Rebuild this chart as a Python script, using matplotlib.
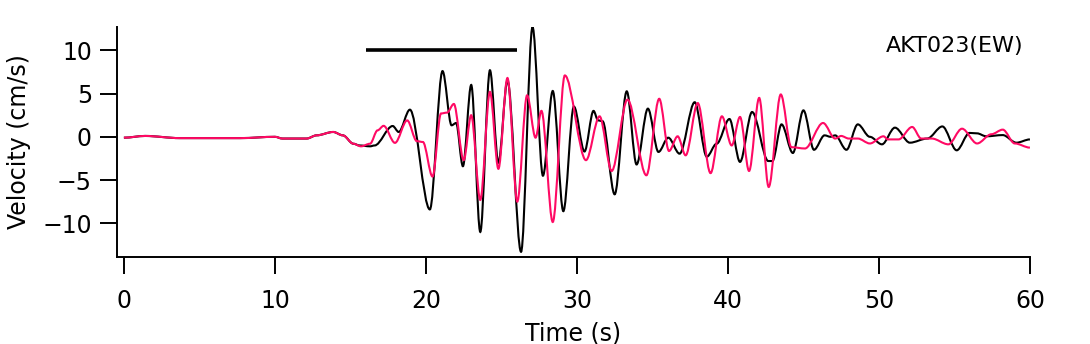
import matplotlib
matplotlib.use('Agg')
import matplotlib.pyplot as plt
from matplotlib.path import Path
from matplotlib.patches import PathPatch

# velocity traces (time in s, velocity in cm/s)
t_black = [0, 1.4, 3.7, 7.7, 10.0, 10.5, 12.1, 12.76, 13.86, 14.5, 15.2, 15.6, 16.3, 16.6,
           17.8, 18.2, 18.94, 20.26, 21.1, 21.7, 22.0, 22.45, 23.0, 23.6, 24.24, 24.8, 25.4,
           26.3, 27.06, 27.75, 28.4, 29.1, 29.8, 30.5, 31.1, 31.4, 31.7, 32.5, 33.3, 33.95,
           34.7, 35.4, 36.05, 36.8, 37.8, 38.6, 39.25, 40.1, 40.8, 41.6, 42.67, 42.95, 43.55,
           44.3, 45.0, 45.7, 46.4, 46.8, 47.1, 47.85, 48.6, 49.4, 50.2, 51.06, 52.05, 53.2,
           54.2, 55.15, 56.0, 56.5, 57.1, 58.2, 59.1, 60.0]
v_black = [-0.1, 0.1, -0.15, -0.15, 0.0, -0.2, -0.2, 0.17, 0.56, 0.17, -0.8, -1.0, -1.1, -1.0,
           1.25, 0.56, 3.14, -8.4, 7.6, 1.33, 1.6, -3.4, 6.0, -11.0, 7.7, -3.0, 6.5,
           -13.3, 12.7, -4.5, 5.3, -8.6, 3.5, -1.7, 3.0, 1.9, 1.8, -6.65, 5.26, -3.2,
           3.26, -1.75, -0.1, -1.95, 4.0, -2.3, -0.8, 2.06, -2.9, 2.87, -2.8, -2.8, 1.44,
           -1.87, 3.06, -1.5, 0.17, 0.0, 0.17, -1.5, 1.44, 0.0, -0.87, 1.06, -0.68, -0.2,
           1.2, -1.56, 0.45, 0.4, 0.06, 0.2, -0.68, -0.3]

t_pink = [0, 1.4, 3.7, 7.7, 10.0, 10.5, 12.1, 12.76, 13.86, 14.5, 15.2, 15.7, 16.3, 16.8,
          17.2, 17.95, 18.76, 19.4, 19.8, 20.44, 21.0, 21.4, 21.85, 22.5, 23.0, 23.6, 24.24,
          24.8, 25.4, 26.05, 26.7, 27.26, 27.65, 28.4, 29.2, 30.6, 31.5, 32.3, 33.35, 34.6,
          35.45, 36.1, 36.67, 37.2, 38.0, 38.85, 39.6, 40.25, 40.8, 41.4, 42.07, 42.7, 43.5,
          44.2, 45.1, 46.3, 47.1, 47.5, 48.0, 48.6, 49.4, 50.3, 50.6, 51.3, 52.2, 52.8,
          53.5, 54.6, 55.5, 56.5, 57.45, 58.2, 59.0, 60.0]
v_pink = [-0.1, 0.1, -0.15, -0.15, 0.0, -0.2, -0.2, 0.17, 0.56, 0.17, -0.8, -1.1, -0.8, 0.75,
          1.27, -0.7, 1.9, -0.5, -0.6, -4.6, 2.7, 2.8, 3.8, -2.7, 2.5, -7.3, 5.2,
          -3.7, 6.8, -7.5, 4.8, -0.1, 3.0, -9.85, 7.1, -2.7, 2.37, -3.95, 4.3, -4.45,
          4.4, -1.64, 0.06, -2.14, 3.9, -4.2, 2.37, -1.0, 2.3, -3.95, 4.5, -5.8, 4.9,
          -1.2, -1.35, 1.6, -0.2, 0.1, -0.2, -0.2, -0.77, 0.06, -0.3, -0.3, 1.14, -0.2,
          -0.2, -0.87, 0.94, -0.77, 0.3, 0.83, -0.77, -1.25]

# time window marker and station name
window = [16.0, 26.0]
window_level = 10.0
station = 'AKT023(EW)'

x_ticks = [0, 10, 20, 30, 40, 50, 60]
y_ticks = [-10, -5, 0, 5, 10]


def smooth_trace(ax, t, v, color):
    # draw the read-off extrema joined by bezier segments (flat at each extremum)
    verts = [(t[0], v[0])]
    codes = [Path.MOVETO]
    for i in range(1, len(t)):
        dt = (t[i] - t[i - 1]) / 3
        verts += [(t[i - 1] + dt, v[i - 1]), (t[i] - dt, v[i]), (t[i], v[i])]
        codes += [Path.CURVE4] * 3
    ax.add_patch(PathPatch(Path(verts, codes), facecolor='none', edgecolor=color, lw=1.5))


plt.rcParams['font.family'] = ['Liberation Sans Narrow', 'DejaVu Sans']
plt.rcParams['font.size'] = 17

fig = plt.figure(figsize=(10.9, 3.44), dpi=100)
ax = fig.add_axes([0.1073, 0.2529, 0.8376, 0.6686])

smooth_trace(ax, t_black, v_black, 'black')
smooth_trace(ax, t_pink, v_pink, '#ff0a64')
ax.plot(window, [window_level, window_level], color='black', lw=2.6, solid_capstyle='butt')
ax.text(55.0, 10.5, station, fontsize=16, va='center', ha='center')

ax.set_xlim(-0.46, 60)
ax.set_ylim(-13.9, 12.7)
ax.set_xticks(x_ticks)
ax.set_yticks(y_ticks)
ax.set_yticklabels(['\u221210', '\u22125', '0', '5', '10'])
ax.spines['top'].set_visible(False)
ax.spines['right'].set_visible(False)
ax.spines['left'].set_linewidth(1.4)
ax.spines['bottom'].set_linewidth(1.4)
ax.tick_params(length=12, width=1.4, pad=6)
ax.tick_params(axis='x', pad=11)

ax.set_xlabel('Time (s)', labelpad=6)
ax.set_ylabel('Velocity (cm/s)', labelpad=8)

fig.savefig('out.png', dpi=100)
• • • •
§ TASK INSTRUCTIONS: From the first line of the listing above, repeat every line through the one holding "from matplotlib.patches import PathPatch". Both ends count, and pictures stay out.

§ WRITTEN REPLY:
Rebuild this chart as a Python script, using matplotlib.
import matplotlib
matplotlib.use('Agg')
import matplotlib.pyplot as plt
from matplotlib.path import Path
from matplotlib.patches import PathPatch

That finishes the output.